So I’ve had a question for a long time that I’ve just not yet found the answer to… or at least an answer that I’m %100 sure I’m interpreting correctly…
TL;DR at the bottom btw!
First off:
My latest framework for a software renderer I’m writing in Java uses a very fast sprite drawing system with efficient clipping, instantaneous orthogonal transformations and now fast integral alpha compositing built right into the draw function pretty seamlessly (I’m trying to waste as little cycles as I possibly can since it’s not hardware accelerated). The only thing is… I try not to repeat code as much as possible but when I first implemented the transform portion of the draw function I had to make some rather ugly looking exceptions in favor of speed (or perhaps more realistically, the illusion of speed? I don’t know, that’s what I’m here to find out). So basically (very basically) it’s set up like this at the moment:
public void drawSprite(blah... blah)
{
//precalculate clipping offsets
...
//interpret transforms
...
switch(transform)
{
case 1:
for(i)
//precalculate y index stuff blah blah
for(j)
//interesting stuff; actual blending and setting of pixels
break;
case 2:
for(i)
//precalculate y index stuff blah blah
for(j)
//interesting stuff; actual blending and setting of pixels
break;
case 3:
for(i)
//precalculate y index stuff blah blah
for(j)
//interesting stuff; actual blending and setting of pixels
break;
default:
for(i)
//precalculate y index stuff blah blah
for(j)
//interesting stuff; actual blending and setting of pixels
break;
}//so basically the same exact stuff in each case but some expressions are
//A) changed around and have different operations done on them and
//B) results correlate DIRECTLY to the loop variables so a pre-loop
//switch won't work
}
You can imagine how ugly it is every time I add functionality to this method because I have to add it 4 times. The only other way I could do it is if I put the switch inside the outer loop, then I’d only need to write the loops once and add to them whatever I need. The thing is that I’m afraid it will affect performance later. I’ve ran some tests and it doesn’t seem to have too big of a footprint with 64 24x24 sprites onscreen simultaneously, however I don’t know to what extent performance may degrade when there are bigger sprites and more of them as a result of those few extra couple thousand or so instructions.
TL;DR:
SO! My MAIN question to you, the Java community:
Do you think it is worth it to just stick with my current format and rewrite everything multiple times just to save on a few unnecessary cycles?

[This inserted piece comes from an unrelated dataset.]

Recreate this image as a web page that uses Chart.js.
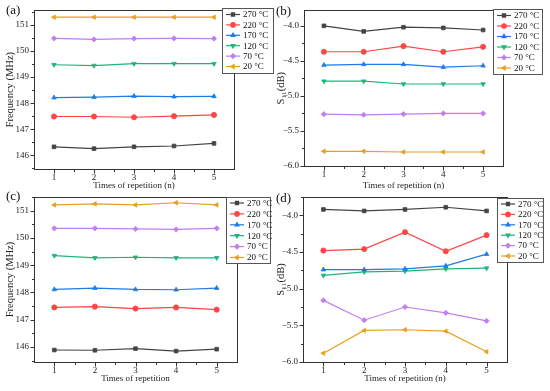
<!DOCTYPE html>
<html>
<head>
<meta charset="utf-8">
<script src="https://cdn.jsdelivr.net/npm/chart.js@4.4.0/dist/chart.umd.min.js"></script>
<style>
  body { margin: 0; background: #fff; }
  #wrap { position: relative; width: 550px; height: 391px; }
  #wrap canvas { position: absolute; left: 0; top: 0; }
</style>
</head>
<body>
<div id="wrap">
  <canvas id="chart-a" width="550" height="391"></canvas>
  <canvas id="chart-b" width="550" height="391"></canvas>
  <canvas id="chart-c" width="550" height="391"></canvas>
  <canvas id="chart-d" width="550" height="391"></canvas>
</div>
<script>
// ── DATA ────────────────────────────────────────────────────
const repetitions = [1, 2, 3, 4, 5];
const temperatures = ['270 °C', '220 °C', '170 °C', '120 °C', '70 °C', '20 °C'];

// (a) frequency (MHz)
const freqA270 = [146.33, 146.26, 146.33, 146.36, 146.46];
const freqA220 = [147.49, 147.49, 147.46, 147.50, 147.55];
const freqA170 = [148.21, 148.23, 148.27, 148.25, 148.26];
const freqA120 = [149.47, 149.44, 149.51, 149.51, 149.51];
const freqA70  = [150.48, 150.44, 150.47, 150.48, 150.47];
const freqA20  = [151.29, 151.29, 151.29, 151.29, 151.29];

// (b) S11 (dB)
const s11B270 = [-4.00, -4.08, -4.02, -4.03, -4.06];
const s11B220 = [-4.37, -4.37, -4.29, -4.37, -4.30];
const s11B170 = [-4.56, -4.55, -4.55, -4.59, -4.57];
const s11B120 = [-4.79, -4.79, -4.83, -4.83, -4.83];
const s11B70  = [-5.26, -5.27, -5.26, -5.25, -5.25];
const s11B20  = [-5.79, -5.79, -5.80, -5.80, -5.80];

// (c) frequency (MHz)
const freqC270 = [145.89, 145.88, 145.94, 145.85, 145.92];
const freqC220 = [147.45, 147.48, 147.41, 147.45, 147.37];
const freqC170 = [148.11, 148.16, 148.11, 148.10, 148.16];
const freqC120 = [149.35, 149.27, 149.29, 149.27, 149.27];
const freqC70  = [150.35, 150.35, 150.33, 150.31, 150.35];
const freqC20  = [151.21, 151.25, 151.21, 151.29, 151.21];

// (d) S11 (dB)
const s11D270 = [-3.92, -3.94, -3.92, -3.89, -3.94];
const s11D220 = [-4.48, -4.46, -4.23, -4.49, -4.27];
const s11D170 = [-4.74, -4.74, -4.73, -4.69, -4.53];
const s11D120 = [-4.82, -4.77, -4.76, -4.73, -4.72];
const s11D70  = [-5.16, -5.43, -5.25, -5.33, -5.44];
const s11D20  = [-5.88, -5.57, -5.56, -5.58, -5.86];

const freqTicks = [146, 147, 148, 149, 150, 151];
const freqMinor = [145.5, 146.5, 147.5, 148.5, 149.5, 150.5, 151.5];
const s11Ticks = [-6.0, -5.5, -5.0, -4.5, -4.0];
const s11Minor = [-5.75, -5.25, -4.75, -4.25, -3.75];
const repMinor = [1.5, 2.5, 3.5, 4.5];

// ── STYLE ───────────────────────────────────────────────────
const W = 550, H = 391;
const serif = "'Liberation Serif', 'Times New Roman', serif";
const ink = '#333';
const colores = ['#444444', '#ff4545', '#1f7be6', '#1db57a', '#c27ef0', '#e8a020'];
const marcadores = ['rect', 'circle', 'triangle', 'triangle', 'rectRot', 'triangle'];
const giros = [0, 0, 0, 180, 0, 270];

function dibujarMarcador(ctx, estilo, giro, r, x, y) {
  if (window.Chart && Chart.helpers && Chart.helpers.drawPoint) {
    Chart.helpers.drawPoint(ctx, { pointStyle: estilo, rotation: giro, radius: r, borderWidth: 0.8 }, x, y);
  } else {
    ctx.beginPath();
    ctx.arc(x, y, r, 0, Math.PI * 2);
    ctx.fill();
  }
}

// ── FRAME, TICKS, LEGEND, PANEL LABEL ───────────────────────
const marcoPlugin = {
  id: 'marco',
  beforeDatasetsDraw(chart, args, o) {
    const { ctx, chartArea: a, scales: { x, y } } = chart;
    ctx.save();
    ctx.strokeStyle = ink;
    ctx.lineWidth = 1;
    ctx.strokeRect(Math.round(a.left) + 0.5, Math.round(a.top) + 0.5,
      Math.round(a.right - a.left), Math.round(a.bottom - a.top));
    ctx.beginPath();
    const bx = Math.round(a.bottom) + 0.5, lx = Math.round(a.left) + 0.5;
    repetitions.forEach(v => { const p = Math.round(x.getPixelForValue(v)) + 0.5; ctx.moveTo(p, bx); ctx.lineTo(p, bx + 4); });
    repMinor.forEach(v => { const p = Math.round(x.getPixelForValue(v)) + 0.5; ctx.moveTo(p, bx); ctx.lineTo(p, bx + 2.5); });
    o.yMajor.forEach(v => { const p = Math.round(y.getPixelForValue(v)) + 0.5; ctx.moveTo(lx, p); ctx.lineTo(lx - 4, p); });
    o.yMinor.forEach(v => {
      if (v < y.min || v > y.max) return;
      const p = Math.round(y.getPixelForValue(v)) + 0.5; ctx.moveTo(lx, p); ctx.lineTo(lx - 2.5, p);
    });
    ctx.stroke();
    ctx.restore();
  },
  afterDraw(chart, args, o) {
    const { ctx } = chart;
    const L = o.legend;
    ctx.save();
    // legend box
    ctx.fillStyle = '#fff';
    ctx.fillRect(L.x, L.y, L.w, L.h);
    ctx.strokeStyle = '#555';
    ctx.lineWidth = 1;
    ctx.strokeRect(Math.round(L.x) + 0.5, Math.round(L.y) + 0.5, Math.round(L.w), Math.round(L.h));
    ctx.font = '9px ' + serif;
    ctx.textBaseline = 'middle';
    chart.data.datasets.forEach((ds, i) => {
      const yy = L.y + L.first + i * L.step;
      ctx.strokeStyle = ds.borderColor;
      ctx.fillStyle = ds.borderColor;
      ctx.lineWidth = 1.2;
      ctx.beginPath();
      ctx.moveTo(L.x + 4, yy);
      ctx.lineTo(L.x + 18, yy);
      ctx.stroke();
      dibujarMarcador(ctx, ds.pointStyle, ds.rotation, 2.2, L.x + 11, yy);
      ctx.fillStyle = '#111';
      ctx.fillText(ds.label, L.x + 21, yy + 0.5);
    });
    // panel label
    ctx.fillStyle = '#111';
    ctx.font = '13px ' + serif;
    ctx.fillText(o.panel.text, o.panel.x, o.panel.y);
    ctx.restore();
  }
};

// ── PANEL BUILDER ───────────────────────────────────────────
function crearPanel(id, cfg) {
  const ctx = document.getElementById(id).getContext('2d');
  const a = cfg.area;
  const yTitleSize = 10.5, xTitleSize = 9;
  const yWidth = a.l - cfg.yTitleX + yTitleSize * 0.6;
  const xHeight = cfg.xTitleY - a.b + xTitleSize * 0.6;

  return new Chart(ctx, {
    type: 'line',
    data: {
      datasets: cfg.series.map((vals, i) => ({
        label: temperatures[i],
        data: vals.map((v, j) => ({ x: repetitions[j], y: v })),
        borderColor: colores[i],
        backgroundColor: colores[i],
        pointStyle: marcadores[i],
        rotation: giros[i],
        pointRadius: 2.6,
        pointBorderWidth: 0.8,
        borderWidth: 1.2,
        tension: 0
      }))
    },
    plugins: [marcoPlugin],
    options: {
      responsive: false,
      animation: false,
      events: [],
      layout: {
        padding: { left: a.l - yWidth, right: W - a.r, top: a.t, bottom: H - a.b - xHeight }
      },
      plugins: {
        legend: { display: false },
        tooltip: { enabled: false },
        marco: { yMajor: cfg.yTicks, yMinor: cfg.yMinor, legend: cfg.legend, panel: cfg.panel }
      },
      scales: {
        x: {
          type: 'linear',
          min: 0.5,
          max: 5.5,
          afterBuildTicks: s => { s.ticks = repetitions.map(v => ({ value: v })); },
          afterFit: s => { s.height = xHeight; },
          grid: { display: false, drawTicks: false },
          border: { display: false },
          ticks: { color: '#222', padding: 3, maxRotation: 0, font: { family: serif, size: 9 } },
          title: { display: true, text: cfg.xTitle, color: '#222', padding: 0, font: { family: serif, size: xTitleSize } }
        },
        y: {
          type: 'linear',
          min: cfg.yMin,
          max: cfg.yMax,
          afterBuildTicks: s => { s.ticks = cfg.yTicks.map(v => ({ value: v })); },
          afterFit: s => { s.width = yWidth; },
          grid: { display: false, drawTicks: false },
          border: { display: false },
          ticks: { color: '#222', padding: 5, font: { family: serif, size: 9 }, callback: cfg.fmt },
          title: { display: true, text: cfg.yTitle, color: '#222', padding: 0, font: { family: serif, size: yTitleSize } }
        }
      }
    }
  });
}

const fmtFreq = v => String(v);
const fmtS11 = v => v.toFixed(1).replace('-', '\u2212');

window.addEventListener('DOMContentLoaded', () => {
  crearPanel('chart-a', {
    series: [freqA270, freqA220, freqA170, freqA120, freqA70, freqA20],
    area: { l: 34, r: 234, t: 6, b: 169 },
    yMin: 145.48, yMax: 151.55, yTicks: freqTicks, yMinor: freqMinor, fmt: fmtFreq,
    yTitle: 'Frequency (MHz)', yTitleX: 10, xTitle: 'Times of repetition (n)', xTitleY: 186,
    legend: { x: 222, y: 8, w: 51, h: 65, first: 6.5, step: 10.4 },
    panel: { text: '(a)', x: 6, y: 11 }
  });
  crearPanel('chart-b', {
    series: [s11B270, s11B220, s11B170, s11B120, s11B70, s11B20],
    area: { l: 304, r: 503, t: 7, b: 166 },
    yMin: -6.0, yMax: -3.78, yTicks: s11Ticks, yMinor: s11Minor, fmt: fmtS11,
    yTitle: 'S\u2081\u2081(dB)', yTitleX: 281, xTitle: 'Times of repetition (n)', xTitleY: 186,
    legend: { x: 493, y: 9, w: 49, h: 65, first: 6.5, step: 10.5 },
    panel: { text: '(b)', x: 276, y: 12 }
  });
  crearPanel('chart-c', {
    series: [freqC270, freqC220, freqC170, freqC120, freqC70, freqC20],
    area: { l: 34, r: 237, t: 197, b: 362 },
    yMin: 145.45, yMax: 151.5, yTicks: freqTicks, yMinor: freqMinor, fmt: fmtFreq,
    yTitle: 'Frequency (MHz)', yTitleX: 10, xTitle: 'Times of repetition', xTitleY: 379,
    legend: { x: 226, y: 197, w: 44, h: 66, first: 6, step: 10.9 },
    panel: { text: '(c)', x: 6, y: 197 }
  });
  crearPanel('chart-d', {
    series: [s11D270, s11D220, s11D170, s11D120, s11D70, s11D20],
    area: { l: 303, r: 507, t: 197, b: 362 },
    yMin: -6.0, yMax: -3.75, yTicks: s11Ticks, yMinor: s11Minor, fmt: fmtS11,
    yTitle: 'S\u2081\u2081(dB)', yTitleX: 281, xTitle: 'Times of repetition (n)', xTitleY: 379,
    legend: { x: 497, y: 198, w: 46, h: 64, first: 6, step: 10.4 },
    panel: { text: '(d)', x: 276, y: 199 }
  });
});
</script>
</body>
</html>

OR do you think that the technology I have at my disposal is intelligent enough to alleviate such an obvious bottleneck through hardware magic such as branch prediction? Specifically, wouldn’t this be an ideal situation in which the branch predictive properties of our modern CPUs would be able to assist? The branch predictor can detect long sequences of similar conditional results, right? Is my understanding of how that works even accurate? Any help to point me in the right direction is appreciated, thank you!